All this time and money stuff hits close to home for me because in my little stay-at-home world, the one made possible and affordable because my wife works, time is the coin of the realm and what I spend in trade for a happy life with my family. I don't think I can make any claim on having a better perception of time, but having it as my standard currency does give me an unusual outlook and an admittedly slower pace. That's nice, but the downside is I get to watch a lot of busy people -- very slowly. It's like being in the middle of one of those time-lapse videos.
In the meeting this morning with the accountant I was pleased to hear him talk about his advocacy of parents who stay home with their kids. It's nice to get verbal support for what I do -- the irony is that it can sometimes come at $200 an hour.
Time. I am baffled by the seemingly vast reservoirs of time available to some journalers. Their output is prodigious despite parenthood, full-time employment, and marriage. The combination of any two of those is enough to stop a bull moose, but do they keep writing? You bet they do.
This kind of success, where all the plates keep spinning on happy little sticks, never fails to amaze me and piss me off at the same time. My only guess is that these people do not sleep. Ever.
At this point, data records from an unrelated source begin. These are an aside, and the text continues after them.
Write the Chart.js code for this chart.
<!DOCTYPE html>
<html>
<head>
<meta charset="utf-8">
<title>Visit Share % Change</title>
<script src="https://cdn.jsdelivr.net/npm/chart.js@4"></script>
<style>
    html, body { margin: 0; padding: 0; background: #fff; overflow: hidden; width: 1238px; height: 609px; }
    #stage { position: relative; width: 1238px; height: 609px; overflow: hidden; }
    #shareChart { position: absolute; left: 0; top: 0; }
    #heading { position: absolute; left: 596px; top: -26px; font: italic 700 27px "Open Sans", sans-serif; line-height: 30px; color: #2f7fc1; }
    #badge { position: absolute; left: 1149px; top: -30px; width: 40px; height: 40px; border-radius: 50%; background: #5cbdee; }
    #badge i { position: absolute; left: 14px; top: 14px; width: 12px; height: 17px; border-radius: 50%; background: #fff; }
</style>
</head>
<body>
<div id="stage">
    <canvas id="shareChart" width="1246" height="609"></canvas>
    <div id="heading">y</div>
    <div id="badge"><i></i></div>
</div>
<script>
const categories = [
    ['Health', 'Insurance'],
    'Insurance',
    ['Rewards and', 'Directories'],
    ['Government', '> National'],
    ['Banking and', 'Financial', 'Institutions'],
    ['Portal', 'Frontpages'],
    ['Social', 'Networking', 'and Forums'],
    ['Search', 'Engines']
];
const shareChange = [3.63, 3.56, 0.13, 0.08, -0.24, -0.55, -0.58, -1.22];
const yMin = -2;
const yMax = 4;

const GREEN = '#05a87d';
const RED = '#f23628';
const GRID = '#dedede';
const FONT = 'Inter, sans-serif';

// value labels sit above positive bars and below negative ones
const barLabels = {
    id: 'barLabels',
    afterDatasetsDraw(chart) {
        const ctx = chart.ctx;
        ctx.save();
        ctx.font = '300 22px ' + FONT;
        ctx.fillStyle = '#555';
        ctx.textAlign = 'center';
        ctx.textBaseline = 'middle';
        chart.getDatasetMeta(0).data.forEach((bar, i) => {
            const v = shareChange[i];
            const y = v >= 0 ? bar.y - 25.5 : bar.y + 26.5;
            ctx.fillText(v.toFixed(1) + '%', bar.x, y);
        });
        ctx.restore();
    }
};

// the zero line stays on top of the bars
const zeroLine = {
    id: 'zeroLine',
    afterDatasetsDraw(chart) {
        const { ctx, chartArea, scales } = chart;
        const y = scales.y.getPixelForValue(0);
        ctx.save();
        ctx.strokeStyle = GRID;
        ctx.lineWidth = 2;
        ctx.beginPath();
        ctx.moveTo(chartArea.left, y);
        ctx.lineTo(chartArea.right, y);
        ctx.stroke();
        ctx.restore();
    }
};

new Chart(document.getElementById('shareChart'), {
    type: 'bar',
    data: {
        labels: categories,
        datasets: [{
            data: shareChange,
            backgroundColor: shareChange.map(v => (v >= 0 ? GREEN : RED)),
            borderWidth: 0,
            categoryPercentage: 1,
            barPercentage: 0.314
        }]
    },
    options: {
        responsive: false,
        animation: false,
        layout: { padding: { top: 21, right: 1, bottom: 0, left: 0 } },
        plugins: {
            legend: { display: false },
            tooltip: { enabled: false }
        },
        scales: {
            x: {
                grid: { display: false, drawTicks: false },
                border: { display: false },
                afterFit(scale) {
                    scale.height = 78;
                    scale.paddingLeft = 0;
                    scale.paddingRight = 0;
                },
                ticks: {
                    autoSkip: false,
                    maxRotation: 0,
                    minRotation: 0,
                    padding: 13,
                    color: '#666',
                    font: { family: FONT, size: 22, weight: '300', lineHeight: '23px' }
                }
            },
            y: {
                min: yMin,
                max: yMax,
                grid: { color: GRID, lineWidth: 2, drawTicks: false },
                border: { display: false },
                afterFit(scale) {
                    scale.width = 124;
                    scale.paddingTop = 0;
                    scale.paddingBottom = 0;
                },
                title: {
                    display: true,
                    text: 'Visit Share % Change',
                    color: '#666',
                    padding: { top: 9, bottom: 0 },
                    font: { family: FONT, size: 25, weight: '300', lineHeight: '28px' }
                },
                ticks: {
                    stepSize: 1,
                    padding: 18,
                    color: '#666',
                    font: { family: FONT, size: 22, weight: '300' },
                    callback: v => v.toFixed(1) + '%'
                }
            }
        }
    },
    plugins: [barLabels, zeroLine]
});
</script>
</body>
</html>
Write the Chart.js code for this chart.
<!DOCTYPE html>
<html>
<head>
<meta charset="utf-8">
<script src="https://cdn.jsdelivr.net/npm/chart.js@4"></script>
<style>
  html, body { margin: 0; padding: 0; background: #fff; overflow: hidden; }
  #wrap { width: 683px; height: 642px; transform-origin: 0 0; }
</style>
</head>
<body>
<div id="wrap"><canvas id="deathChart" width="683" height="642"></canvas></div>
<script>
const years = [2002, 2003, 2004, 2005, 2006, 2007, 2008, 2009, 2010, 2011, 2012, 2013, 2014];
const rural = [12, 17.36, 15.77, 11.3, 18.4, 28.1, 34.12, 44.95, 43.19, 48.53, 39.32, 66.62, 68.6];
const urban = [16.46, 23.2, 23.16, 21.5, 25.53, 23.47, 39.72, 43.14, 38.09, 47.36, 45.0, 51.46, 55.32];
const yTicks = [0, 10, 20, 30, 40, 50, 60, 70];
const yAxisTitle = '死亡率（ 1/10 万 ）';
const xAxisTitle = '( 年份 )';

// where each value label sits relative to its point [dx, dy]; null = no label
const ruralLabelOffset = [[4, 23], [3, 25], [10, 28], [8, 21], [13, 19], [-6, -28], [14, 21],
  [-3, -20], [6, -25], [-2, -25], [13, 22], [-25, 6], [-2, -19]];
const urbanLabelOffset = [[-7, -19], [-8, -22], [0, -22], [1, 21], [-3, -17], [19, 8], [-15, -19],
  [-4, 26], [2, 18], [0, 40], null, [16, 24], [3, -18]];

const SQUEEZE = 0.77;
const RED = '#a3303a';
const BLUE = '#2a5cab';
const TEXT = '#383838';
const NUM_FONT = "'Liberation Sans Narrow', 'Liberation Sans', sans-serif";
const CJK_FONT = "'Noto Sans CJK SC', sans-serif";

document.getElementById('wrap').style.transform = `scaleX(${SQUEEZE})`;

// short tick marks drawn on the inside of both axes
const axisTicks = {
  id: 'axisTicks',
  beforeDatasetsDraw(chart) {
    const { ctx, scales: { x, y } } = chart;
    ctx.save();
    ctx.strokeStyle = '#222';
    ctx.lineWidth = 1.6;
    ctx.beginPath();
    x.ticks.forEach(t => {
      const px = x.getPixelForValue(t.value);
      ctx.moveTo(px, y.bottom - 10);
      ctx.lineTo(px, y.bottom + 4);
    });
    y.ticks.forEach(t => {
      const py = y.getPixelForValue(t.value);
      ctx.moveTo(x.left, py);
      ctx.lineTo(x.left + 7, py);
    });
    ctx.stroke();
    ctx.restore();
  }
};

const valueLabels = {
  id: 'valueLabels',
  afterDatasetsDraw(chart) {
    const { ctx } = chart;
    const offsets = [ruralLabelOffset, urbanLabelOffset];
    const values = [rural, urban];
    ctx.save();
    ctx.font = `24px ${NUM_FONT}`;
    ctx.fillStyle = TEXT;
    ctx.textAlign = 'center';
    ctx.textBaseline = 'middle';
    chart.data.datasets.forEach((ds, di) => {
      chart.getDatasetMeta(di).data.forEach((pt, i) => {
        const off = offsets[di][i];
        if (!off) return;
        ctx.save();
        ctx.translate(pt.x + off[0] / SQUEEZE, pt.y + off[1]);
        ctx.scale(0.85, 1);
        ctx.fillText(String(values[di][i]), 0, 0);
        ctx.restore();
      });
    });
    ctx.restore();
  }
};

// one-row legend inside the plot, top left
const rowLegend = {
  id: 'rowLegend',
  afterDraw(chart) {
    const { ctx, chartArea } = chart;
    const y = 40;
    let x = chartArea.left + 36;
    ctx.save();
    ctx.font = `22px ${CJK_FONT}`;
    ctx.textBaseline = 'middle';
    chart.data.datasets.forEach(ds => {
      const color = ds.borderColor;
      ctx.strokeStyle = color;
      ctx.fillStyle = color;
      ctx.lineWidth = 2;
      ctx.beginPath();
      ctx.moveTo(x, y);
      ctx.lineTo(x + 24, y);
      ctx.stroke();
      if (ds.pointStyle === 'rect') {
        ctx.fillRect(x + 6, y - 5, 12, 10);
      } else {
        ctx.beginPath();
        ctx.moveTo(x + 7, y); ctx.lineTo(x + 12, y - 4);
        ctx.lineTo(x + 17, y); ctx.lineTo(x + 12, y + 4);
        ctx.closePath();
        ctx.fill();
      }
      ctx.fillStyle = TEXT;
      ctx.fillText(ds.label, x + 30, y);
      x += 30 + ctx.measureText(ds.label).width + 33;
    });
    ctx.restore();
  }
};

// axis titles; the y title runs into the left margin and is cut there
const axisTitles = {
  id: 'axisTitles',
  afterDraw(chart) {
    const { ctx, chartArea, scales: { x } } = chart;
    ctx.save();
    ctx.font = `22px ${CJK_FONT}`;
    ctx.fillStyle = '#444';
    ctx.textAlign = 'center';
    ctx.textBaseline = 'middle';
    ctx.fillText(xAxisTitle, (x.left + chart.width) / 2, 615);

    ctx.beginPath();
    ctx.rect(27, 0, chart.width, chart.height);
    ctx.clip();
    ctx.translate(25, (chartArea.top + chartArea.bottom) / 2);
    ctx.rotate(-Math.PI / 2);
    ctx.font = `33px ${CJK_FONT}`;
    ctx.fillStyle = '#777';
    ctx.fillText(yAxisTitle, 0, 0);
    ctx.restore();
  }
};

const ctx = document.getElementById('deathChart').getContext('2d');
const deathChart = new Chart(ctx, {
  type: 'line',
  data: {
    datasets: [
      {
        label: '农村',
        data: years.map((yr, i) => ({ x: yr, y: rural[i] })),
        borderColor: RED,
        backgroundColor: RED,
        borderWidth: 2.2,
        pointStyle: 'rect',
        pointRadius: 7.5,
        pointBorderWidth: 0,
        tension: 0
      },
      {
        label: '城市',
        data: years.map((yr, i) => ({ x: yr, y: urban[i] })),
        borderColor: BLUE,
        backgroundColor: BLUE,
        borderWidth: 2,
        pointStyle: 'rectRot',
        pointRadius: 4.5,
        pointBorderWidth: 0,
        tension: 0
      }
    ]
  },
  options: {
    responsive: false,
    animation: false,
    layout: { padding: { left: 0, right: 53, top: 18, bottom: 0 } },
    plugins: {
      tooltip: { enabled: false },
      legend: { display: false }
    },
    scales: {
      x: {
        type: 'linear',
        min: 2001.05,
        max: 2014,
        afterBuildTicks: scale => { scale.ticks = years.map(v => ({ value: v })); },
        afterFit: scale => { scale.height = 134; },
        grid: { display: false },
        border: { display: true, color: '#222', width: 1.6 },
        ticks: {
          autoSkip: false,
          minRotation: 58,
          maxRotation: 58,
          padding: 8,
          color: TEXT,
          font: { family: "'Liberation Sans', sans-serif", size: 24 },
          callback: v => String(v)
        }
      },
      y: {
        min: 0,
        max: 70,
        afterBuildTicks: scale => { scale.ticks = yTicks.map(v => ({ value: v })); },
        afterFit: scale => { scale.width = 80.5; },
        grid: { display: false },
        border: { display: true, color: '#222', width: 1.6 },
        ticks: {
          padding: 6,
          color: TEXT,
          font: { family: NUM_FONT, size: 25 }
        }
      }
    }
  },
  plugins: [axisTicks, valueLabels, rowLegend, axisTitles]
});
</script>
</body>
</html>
I have one journaler in mind who shall remain nameless, but it rhymes with Mike Reed, who demonstrates an overpowering ability to remain afloat and aware atop the vast sea of politics while staying married and raising a kid at the same time. And he has a job! The bastard.
He reads this. But fortunately, Mike hates it when I get all philosophical like I did a few paragraphs back. So I know there's no chance he's read this far down. I'm smarter than I may appear.
Now what do you suppose his desk looks like?
"Doin' What Comes Easy To A Fool" -- Junior Brown -- GUIT WITH IT
"An editor is a person who knows more about writing than writers do but who has escaped the terrible desire to write."